Recent Developments in Chinese Corpus Research
Zhan Weidong,Chang Baobao,Duan Huiming,Zhang Huarui
2006-01-01
Abstract:In this paper, the author firstly gives a brief overview of the history of developing Chinese corpora in mainland of China, especially focusing on some representative research projects in the last decade, such as the General Contermporary Chinese Corpus that is sponsored by the State Language Commission of China National Ministry of Education, and the Chinese Corpus of Situated Discourse in Beijing Area that is built up by China Academy of Social Science, and so on. And then the related works in this field made by Peking University on designing, annotating and using of corpus are elaborated.

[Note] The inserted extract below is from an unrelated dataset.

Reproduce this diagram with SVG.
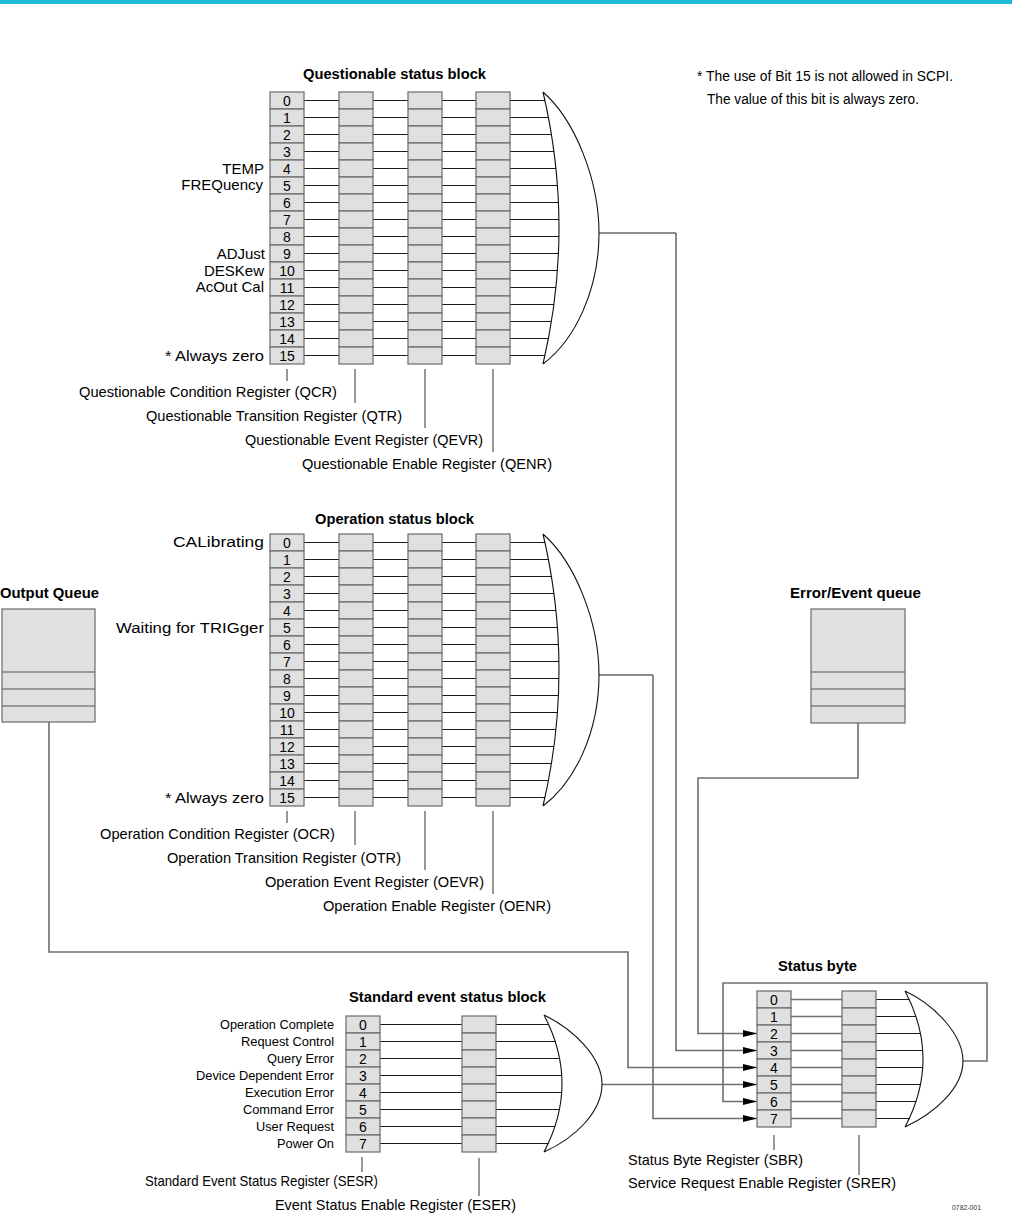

There are four parts are discussed in detail, including (1) a very large scale of wide time-span Chinese corpus using for linguistic research with an on-line KWIC concordance based on Web-Lucene search engine, (2) People Daily corpus which is processed with word segmentation and part-of-speech tagging, (3) a Chinese Treebank. Based on the Treebank, Chinese phrasal constructing rules can be extracted automatically, and the distribution of all kinds of phrases can be described through statistical approach. (4) a Chinese-English parallel corpus based on which a workbench prototype has been built to support Chinese-English lexicography. In the latter part of this paper, the author discusses briefly some issues, which have received more attention in this field recently, including the standardization of Chinese corpora encoding and the approaches to share large-scale Chinese corpora for researches and public use.